Lee Daniels se fait la voix des Noirs aux États-Unis pour une seconde fois. Après l’histoire déchirante de Precious Jones dans le film du même nom, le réalisateur braque sa caméra sur une génération de jeunes militants exténués de se faire humilier et assimiler dans un moule où ils ne peuvent se fondre. The Butler s’inscrit dans une vague de films qui dénoncent l’esclavagisme comme l’irrévérencieux Django Unchained de Tarantino ou le très attendu 12 Years a Slave de Steve McQueen. Quand le plus haut taux de chômage aux États-Unis appartient encore aux Noirs, c’est que les inégalités se font encore sentir. Le profilage racial demeure une réalité qui pourrait s’enrayer doucement par des films comme The Butler. L’espoir et l’optimisme sont de mise pour ne pas sombrer dans le nihilisme d’un sans issues.
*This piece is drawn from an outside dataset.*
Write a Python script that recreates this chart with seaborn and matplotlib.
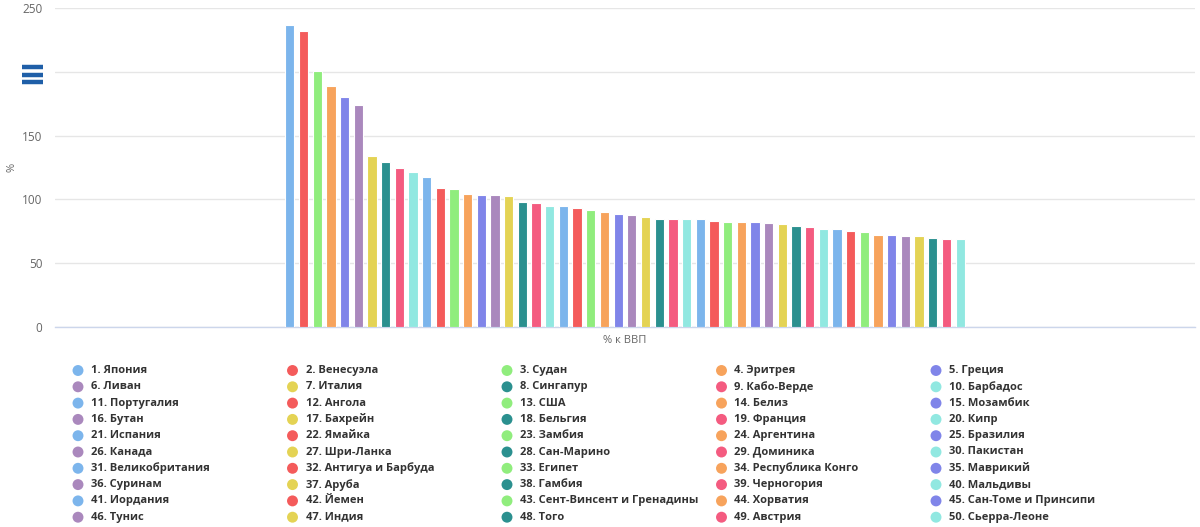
import matplotlib
matplotlib.use("Agg")
import matplotlib.pyplot as plt
import seaborn as sns
from matplotlib.patches import Rectangle


countries = ["Япония", "Венесуэла", "Судан", "Эритрея", "Греция",
             "Ливан", "Италия", "Сингапур", "Кабо-Верде", "Барбадос",
             "Португалия", "Ангола", "США", "Белиз", "Мозамбик",
             "Бутан", "Бахрейн", "Бельгия", "Франция", "Кипр",
             "Испания", "Ямайка", "Замбия", "Аргентина", "Бразилия",
             "Канада", "Шри-Ланка", "Сан-Марино", "Доминика", "Пакистан",
             "Великобритания", "Антигуа и Барбуда", "Египет", "Республика Конго", "Маврикий",
             "Суринам", "Аруба", "Гамбия", "Черногория", "Мальдивы",
             "Иордания", "Йемен", "Сент-Винсент и Гренадины", "Хорватия", "Сан-Томе и Принсипи",
             "Тунис", "Индия", "Того", "Австрия", "Сьерра-Леоне"]

debt = [237.0, 232.3, 200.6, 188.5, 179.9, 173.6, 134.2, 129.5, 124.3, 121.4,
        117.2, 108.8, 108.0, 104.4, 103.6, 103.6, 102.8, 97.8, 97.3, 94.9,
        94.9, 93.1, 91.5, 89.8, 88.5, 87.6, 86.1, 84.7, 84.7, 84.7,
        84.7, 83.4, 82.6, 82.6, 82.1, 81.3, 80.5, 78.9, 78.4, 76.8,
        76.8, 75.5, 74.2, 71.8, 71.8, 71.1, 71.1, 69.7, 68.9, 68.9]

palette10 = ["#7cb5ec", "#f45b5b", "#90ed7d", "#f7a35c", "#8085e9",
             "#aa88bd", "#e4d354", "#2b908f", "#f45b80", "#91e8e1"]

category = "% к ВВП"
y_ticks = [0, 50, 100, 150, 200, 250]

labels = [f"{i + 1}. {c}" for i, c in enumerate(countries)]
colors = [palette10[i % 10] for i in range(len(labels))]

sns.set_style("white")
plt.rcParams['font.family'] = ['Open Sans', 'DejaVu Sans']

W, H = 1200, 527
fig = plt.figure(figsize=(12, 5.27), dpi=100)
ax = fig.add_axes([55 / W, 1 - 327 / H, 1140 / W, 319 / H])

sns.barplot(x=labels, y=debt, hue=labels, palette=colors, dodge=False,
            legend=False, saturation=1, width=0.68, edgecolor="white",
            linewidth=0.8, ax=ax, zorder=3)

n = len(labels)
half = n / 0.6 / 2
ax.set_xlim((n - 1) / 2 - half, (n - 1) / 2 + half)
ax.set_ylim(0, 250)
ax.set_xticks([(n - 1) / 2])
ax.set_xticklabels([category], color="#666666", fontsize=8)
ax.set_yticks(y_ticks)
ax.set_yticklabels([str(t) for t in y_ticks], color="#666666", fontsize=8.5)
ax.tick_params(axis="both", length=0)
ax.tick_params(axis="y", pad=9)
ax.tick_params(axis="x", pad=6)
ax.grid(axis="y", color="#e6e6e6", linewidth=1, zorder=0)
ax.grid(axis="x", visible=False)
for s in ["top", "right", "left"]:
    ax.spines[s].set_visible(False)
ax.spines["bottom"].set_color("#ccd6eb")
ax.spines["bottom"].set_linewidth(1)
ax.set_xlabel("")
ax.set_ylabel("%", color="#666666", fontsize=8)
ax.yaxis.set_label_coords(-0.033, 0.5)

# menu icon over the y labels
icon = fig.add_axes([0, 0, 1, 1], facecolor="none")
icon.set_xlim(0, W)
icon.set_ylim(H, 0)
icon.axis("off")
icon.add_patch(Rectangle((18, 62), 30, 26, color="white", zorder=1))
for yy in [67, 74.5, 82]:
    icon.plot([22, 43], [yy, yy], color="#1f5fa8", linewidth=3.2,
              solid_capstyle="butt", zorder=2)

# legend, 5 columns filled row by row
for i, (lab, col) in enumerate(zip(labels, colors)):
    r, c = divmod(i, 5)
    x0 = 78 + c * 214.5
    y0 = 370.5 + r * 16.3
    icon.scatter([x0], [y0], s=62, color=col, edgecolor="none", zorder=3)
    icon.text(x0 + 13, y0, lab, fontsize=8, fontweight="bold", color="#333333",
              va="center", ha="left")

plt.savefig("out.png", dpi=100)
Comme pour le film Precious, Daniels étonne avec une distribution audacieuse qui comporte une macédoine d’acteurs. On ne peut passer sous silence la performance tout en nuance de Forest Whitaker dans le rôle-titre. Celui qui a déjà mis la main sur une statuette dorée au Academy Awards pour The Last King of Scotland (2006) joue ce majordome discret qui pratique son métier avec un amour indéfinissable pour les détails. La grande surprise réside néanmoins en la performance d’Oprah Winfrey qui se mérite le titre de femme la plus polyvalente du monde. D’une ressemblance frappante avec l’actrice Viola Davis, Winfrey se met à nu en l’épouse de Cecil Gaines. Elle regorge de volupté même sans sa perruque. Une performance magistrale! Même Lenny Kravitz est de la partie en collègue de Gaines. Choix intéressant, mais dont le rôle ne supplante en aucun cas la personnalité et le petit côté arrogant du chanteur. Les personnages secondaires manquent toutefois de corps malgré leur potentiel. Mariah Carey qui a ébloui dans Precious pose et fait la belle dans la peau de la mère violée et traumatisée du jeune Cecil… Le talent était éphémère.
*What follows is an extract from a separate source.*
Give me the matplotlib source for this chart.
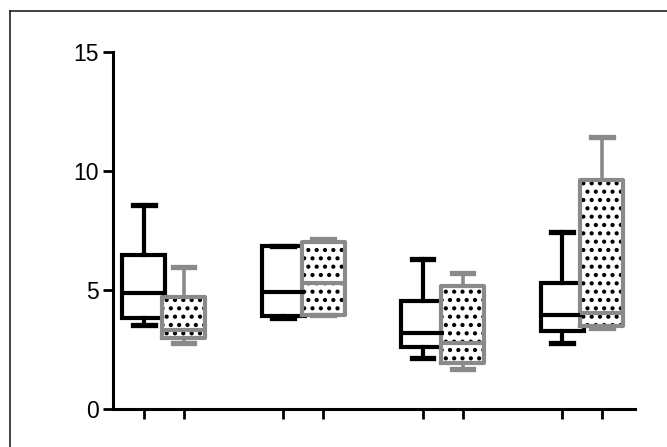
import matplotlib.pyplot as plt
from matplotlib.lines import Line2D

plt.rcParams['font.family'] = ['Liberation Sans', 'DejaVu Sans']
plt.rcParams['hatch.linewidth'] = 1.8

# box positions: two boxes per group
positions = [1, 2, 4.5, 5.5, 8, 9, 11.5, 12.5]

# values, per box: low whisker, Q1, median, Q3, high whisker
whislo = [3.54, 2.77, 3.85, 3.96, 2.17, 1.68, 2.77, 3.40]
q1     = [3.82, 2.98, 3.93, 3.96, 2.63, 1.93, 3.30, 3.50]
med    = [4.87, 3.33, 4.93, 5.28, 3.19, 2.80, 3.96, 4.03]
q3     = [6.46, 4.73, 6.85, 7.00, 4.56, 5.17, 5.31, 9.62]
whishi = [8.57, 5.98, 6.85, 7.13, 6.29, 5.70, 7.45, 11.41]

stats = [dict(whislo=a, q1=b, med=c, q3=d, whishi=e, fliers=[])
         for a, b, c, d, e in zip(whislo, q1, med, q3, whishi)]

black_i = [0, 2, 4, 6]
gray_i = [1, 3, 5, 7]
GRAY = '#8a8a8a'
LW = 3.0

fig = plt.figure(figsize=(6.67, 4.47), dpi=100)
ax = fig.add_axes([113 / 667, 37.7 / 447, 522 / 667, 357.6 / 447])

# black boxes
ax.bxp([stats[i] for i in black_i], positions=[positions[i] for i in black_i],
       widths=1.08, showfliers=False, patch_artist=True,
       boxprops=dict(facecolor='white', edgecolor='black', linewidth=LW),
       whiskerprops=dict(color='black', linewidth=LW),
       capprops=dict(color='black', linewidth=LW + 0.8),
       medianprops=dict(color='black', linewidth=LW))

# dotted fill of the gray boxes
ax.bxp([stats[i] for i in gray_i], positions=[positions[i] for i in gray_i],
       widths=1.08, showfliers=False, patch_artist=True, showcaps=False,
       boxprops=dict(facecolor='white', edgecolor='black', hatch='..', linewidth=0),
       whiskerprops=dict(linewidth=0), medianprops=dict(linewidth=0))

# gray outlines
ax.bxp([stats[i] for i in gray_i], positions=[positions[i] for i in gray_i],
       widths=1.08, showfliers=False,
       boxprops=dict(color=GRAY, linewidth=LW),
       whiskerprops=dict(color=GRAY, linewidth=LW - 0.4),
       capprops=dict(color=GRAY, linewidth=LW + 0.8),
       medianprops=dict(color=GRAY, linewidth=LW))

ax.set_xlim(0.227, 13.33)
ax.set_ylim(0, 15)
ax.set_yticks([0, 5, 10, 15])
ax.set_xticks(positions)
ax.set_xticklabels([])
for s in ['top', 'right']:
    ax.spines[s].set_visible(False)
for s in ['left', 'bottom']:
    ax.spines[s].set_linewidth(2.2)
ax.tick_params(axis='both', width=2.0, length=7, labelsize=16.5, colors='black')
ax.tick_params(axis='y', pad=3)

# frame lines around the image (left and top only)
fig.add_artist(Line2D([9.5 / 667, 9.5 / 667], [0, 1 - 10.5 / 447],
                      transform=fig.transFigure, color='#222222', linewidth=1.2))
fig.add_artist(Line2D([9.5 / 667, 1], [1 - 10.5 / 447, 1 - 10.5 / 447],
                      transform=fig.transFigure, color='#222222', linewidth=1.2))

fig.savefig('out.png', dpi=100)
Le scénariste Danny Strong dépeint une fresque politique des États-Unis et expose avec brio le grand paradoxe qu’est l’American Dream, promesse d’un grand élitisme. Les présidents qui se suivent, mais qui ne se ressemblent pas, font échos aux évènements sociopolitiques de cette Amérique prise au piège entre les traditions et la modernité, entre préjugés et conformisme. Alors que Cecil Gaines semble se contenter de sa position (même si son salaire est inférieur à celui des autres travailleurs blancs de la Maison-Blanche et qu’il n’a aucune possibilité de promotion), son fils aîné, Louis, découvre l’importance de s’élever et de s’indigner parmi les Rosa Parks et Martin Luther King afin de défendre sa place au sein d’un pays. Il ne s’assujettira pas comme son père. Ou du moins, c’est ce qu’il pense. L’esclavage peut prendre la forme d’un opuscule révolutionnaire et la liberté peut être obtenue par l’infiltration passive. Daniels lance ce débat et s’interroge sur les mouvements de révolte et des différentes manières d’en faire partie.

À travers un filtre jaunâtre, The Butler retrace l’ambiance, les odeurs, la fierté et les batailles de la communauté afro-américaine des années 60. Sans une trop pleine utilisation du pathos et d’un classicisme s’apparentant à un montage trop convenu, ce quatrième opus de Daniels aurait pu être un film d’une beauté féroce, vestige de son temps pour les années à venir. Il n’en reste pas moins une bonne leçon d’histoire. Misons que les férues d’Obama, et même les grands libertariens de toutes convictions confondues, se retrouveront dans la détermination de ceux qui ont gagné une meilleure place aux États-Unis et qui ont élu un président noir au pays des milles polarités.